* BEGIN GIVEN ENTRIES *
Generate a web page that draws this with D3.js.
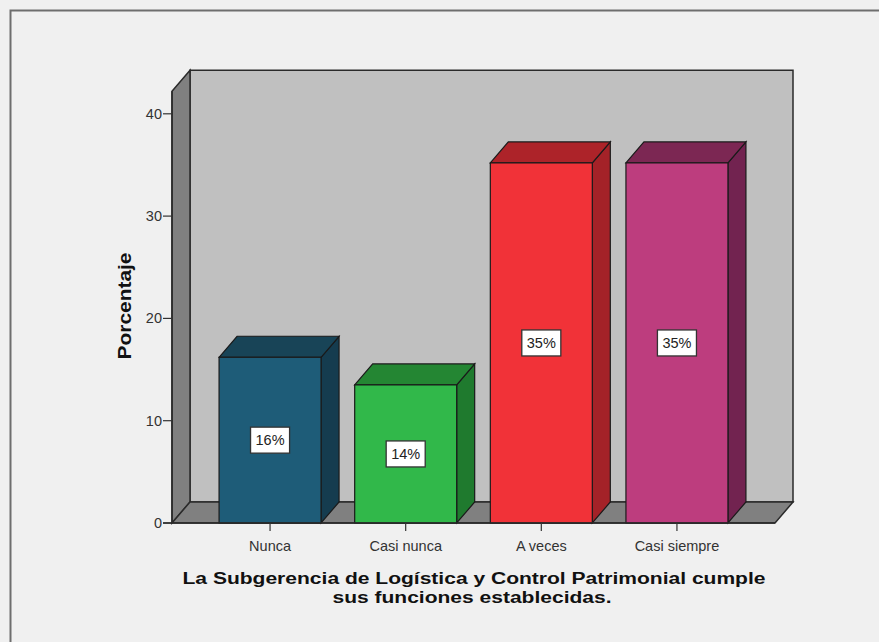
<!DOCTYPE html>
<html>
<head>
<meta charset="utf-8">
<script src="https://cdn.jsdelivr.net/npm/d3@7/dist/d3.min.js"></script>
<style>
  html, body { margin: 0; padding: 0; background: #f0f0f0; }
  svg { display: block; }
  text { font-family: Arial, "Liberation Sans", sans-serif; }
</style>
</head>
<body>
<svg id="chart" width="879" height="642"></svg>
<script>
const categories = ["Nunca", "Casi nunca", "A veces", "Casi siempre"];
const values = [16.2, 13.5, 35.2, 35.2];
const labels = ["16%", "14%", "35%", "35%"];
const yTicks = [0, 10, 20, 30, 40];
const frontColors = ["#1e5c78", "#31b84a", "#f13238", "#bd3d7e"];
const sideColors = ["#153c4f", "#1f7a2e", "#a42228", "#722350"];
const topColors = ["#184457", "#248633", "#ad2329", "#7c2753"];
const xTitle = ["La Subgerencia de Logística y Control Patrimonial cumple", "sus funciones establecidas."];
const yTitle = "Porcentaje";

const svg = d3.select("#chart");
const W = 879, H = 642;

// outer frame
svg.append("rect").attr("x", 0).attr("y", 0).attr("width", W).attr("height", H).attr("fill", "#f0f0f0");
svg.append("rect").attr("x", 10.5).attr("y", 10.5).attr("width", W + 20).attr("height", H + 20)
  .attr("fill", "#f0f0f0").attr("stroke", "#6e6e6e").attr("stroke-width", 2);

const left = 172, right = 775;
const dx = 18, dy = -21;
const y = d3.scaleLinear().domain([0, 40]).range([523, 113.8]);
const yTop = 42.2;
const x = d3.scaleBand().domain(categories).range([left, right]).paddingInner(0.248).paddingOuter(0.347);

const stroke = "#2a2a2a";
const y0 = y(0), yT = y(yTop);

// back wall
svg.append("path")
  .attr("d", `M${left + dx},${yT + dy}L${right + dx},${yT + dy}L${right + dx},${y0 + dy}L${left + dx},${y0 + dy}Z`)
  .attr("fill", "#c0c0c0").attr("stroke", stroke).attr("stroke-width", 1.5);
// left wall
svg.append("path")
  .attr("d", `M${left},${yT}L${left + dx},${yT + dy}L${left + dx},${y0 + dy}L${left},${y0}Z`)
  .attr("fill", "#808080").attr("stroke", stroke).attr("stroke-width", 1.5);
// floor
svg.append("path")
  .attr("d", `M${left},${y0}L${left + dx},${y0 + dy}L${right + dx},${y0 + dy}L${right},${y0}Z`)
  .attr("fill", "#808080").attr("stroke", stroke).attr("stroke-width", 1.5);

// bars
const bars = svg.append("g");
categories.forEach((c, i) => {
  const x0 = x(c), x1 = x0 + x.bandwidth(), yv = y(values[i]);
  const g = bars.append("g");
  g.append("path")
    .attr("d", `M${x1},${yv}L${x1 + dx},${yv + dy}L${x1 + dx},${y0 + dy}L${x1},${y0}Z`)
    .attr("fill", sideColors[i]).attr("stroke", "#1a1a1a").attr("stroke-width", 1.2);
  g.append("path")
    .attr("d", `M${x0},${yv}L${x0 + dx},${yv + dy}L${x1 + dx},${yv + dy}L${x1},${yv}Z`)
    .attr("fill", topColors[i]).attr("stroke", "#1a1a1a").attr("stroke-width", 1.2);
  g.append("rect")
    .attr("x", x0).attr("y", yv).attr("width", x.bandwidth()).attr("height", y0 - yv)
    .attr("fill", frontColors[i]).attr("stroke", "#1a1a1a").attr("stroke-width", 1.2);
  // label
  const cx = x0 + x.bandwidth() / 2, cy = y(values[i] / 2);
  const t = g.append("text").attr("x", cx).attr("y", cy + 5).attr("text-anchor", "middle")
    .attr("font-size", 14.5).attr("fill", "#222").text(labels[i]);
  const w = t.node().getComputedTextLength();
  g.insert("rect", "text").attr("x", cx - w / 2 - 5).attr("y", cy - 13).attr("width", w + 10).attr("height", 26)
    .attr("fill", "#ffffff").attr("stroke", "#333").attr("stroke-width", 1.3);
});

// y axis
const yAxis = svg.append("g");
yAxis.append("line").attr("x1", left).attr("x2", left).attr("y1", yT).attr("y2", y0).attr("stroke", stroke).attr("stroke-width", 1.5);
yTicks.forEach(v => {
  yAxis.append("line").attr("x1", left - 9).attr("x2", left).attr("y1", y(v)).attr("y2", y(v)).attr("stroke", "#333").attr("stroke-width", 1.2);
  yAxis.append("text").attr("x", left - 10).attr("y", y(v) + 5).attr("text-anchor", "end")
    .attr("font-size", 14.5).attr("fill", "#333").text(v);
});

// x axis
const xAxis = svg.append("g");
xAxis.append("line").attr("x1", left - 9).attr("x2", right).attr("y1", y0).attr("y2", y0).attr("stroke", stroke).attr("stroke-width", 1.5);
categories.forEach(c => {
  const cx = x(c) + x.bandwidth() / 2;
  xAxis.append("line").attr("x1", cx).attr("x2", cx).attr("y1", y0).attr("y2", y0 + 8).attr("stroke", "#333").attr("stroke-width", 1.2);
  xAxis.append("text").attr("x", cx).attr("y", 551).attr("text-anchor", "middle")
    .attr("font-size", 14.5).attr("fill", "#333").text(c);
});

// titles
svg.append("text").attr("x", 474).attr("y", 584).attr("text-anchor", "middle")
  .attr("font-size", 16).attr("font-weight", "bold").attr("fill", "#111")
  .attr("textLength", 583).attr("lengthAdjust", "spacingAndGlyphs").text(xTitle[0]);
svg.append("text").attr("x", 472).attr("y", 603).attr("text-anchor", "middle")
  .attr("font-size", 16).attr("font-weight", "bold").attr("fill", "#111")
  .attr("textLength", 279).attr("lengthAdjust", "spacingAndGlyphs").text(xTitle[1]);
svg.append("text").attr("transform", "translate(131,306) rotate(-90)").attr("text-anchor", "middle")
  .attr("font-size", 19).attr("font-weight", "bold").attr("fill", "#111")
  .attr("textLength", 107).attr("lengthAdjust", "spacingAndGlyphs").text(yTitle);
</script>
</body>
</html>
* END GIVEN ENTRIES *
* BEGIN GIVEN ENTRIES *
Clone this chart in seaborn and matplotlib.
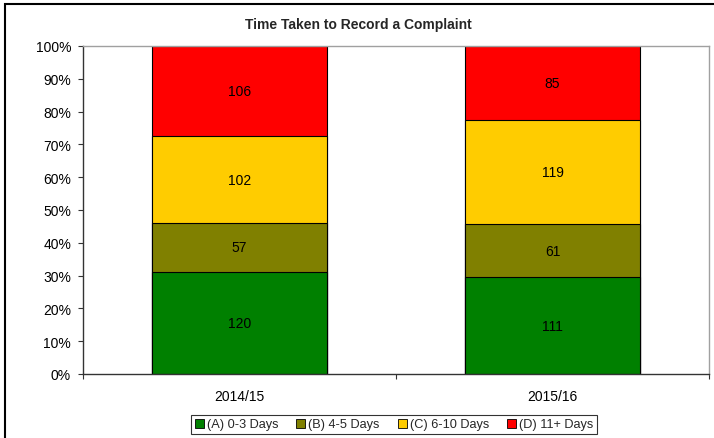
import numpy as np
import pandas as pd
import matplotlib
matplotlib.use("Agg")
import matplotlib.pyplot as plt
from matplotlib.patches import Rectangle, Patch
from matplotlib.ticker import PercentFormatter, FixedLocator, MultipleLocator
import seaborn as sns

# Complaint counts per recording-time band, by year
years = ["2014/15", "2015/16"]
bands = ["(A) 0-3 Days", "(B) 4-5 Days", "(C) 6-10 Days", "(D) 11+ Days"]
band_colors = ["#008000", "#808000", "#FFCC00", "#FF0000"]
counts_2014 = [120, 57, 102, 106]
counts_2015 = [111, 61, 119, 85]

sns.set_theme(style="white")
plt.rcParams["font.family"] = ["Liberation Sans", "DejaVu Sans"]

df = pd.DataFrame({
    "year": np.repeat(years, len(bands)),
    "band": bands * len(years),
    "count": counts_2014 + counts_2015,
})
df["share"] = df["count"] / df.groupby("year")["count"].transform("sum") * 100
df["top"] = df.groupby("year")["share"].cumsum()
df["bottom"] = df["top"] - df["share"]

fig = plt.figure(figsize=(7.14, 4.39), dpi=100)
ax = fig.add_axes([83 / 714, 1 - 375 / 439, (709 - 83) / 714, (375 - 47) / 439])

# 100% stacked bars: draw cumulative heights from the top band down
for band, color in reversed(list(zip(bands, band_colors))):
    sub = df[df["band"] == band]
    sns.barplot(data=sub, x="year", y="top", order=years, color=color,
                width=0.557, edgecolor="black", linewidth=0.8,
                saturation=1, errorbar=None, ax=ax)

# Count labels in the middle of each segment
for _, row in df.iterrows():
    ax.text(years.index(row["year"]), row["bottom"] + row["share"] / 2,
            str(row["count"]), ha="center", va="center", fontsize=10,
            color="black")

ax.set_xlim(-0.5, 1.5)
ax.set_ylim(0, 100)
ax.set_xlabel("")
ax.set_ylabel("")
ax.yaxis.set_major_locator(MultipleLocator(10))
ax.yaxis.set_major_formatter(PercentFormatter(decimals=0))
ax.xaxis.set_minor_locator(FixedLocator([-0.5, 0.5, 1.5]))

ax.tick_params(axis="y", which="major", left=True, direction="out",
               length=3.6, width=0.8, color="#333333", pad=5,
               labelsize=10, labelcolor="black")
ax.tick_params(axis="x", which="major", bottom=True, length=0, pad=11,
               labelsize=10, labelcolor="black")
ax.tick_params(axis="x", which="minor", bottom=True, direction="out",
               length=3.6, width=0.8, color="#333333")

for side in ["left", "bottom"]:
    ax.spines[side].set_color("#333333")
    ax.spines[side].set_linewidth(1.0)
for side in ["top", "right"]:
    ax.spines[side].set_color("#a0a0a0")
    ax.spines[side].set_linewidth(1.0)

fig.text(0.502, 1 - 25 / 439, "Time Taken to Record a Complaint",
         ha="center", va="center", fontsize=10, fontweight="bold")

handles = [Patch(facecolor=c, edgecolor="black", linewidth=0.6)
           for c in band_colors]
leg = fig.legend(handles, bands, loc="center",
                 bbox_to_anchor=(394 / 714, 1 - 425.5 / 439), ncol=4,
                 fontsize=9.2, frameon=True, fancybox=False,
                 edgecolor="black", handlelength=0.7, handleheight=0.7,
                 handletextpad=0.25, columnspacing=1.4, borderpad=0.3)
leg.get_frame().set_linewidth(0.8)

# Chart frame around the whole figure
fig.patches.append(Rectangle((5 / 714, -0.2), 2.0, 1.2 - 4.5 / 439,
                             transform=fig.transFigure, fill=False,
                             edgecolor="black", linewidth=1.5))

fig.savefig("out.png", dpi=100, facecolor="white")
* END GIVEN ENTRIES *
▶ **WORK TO BE COMPLETED**
Look through the material and copy each line that has "seaborn".

▶ **ANSWER IN FULL**
Clone this chart in seaborn and matplotlib.
import seaborn as sns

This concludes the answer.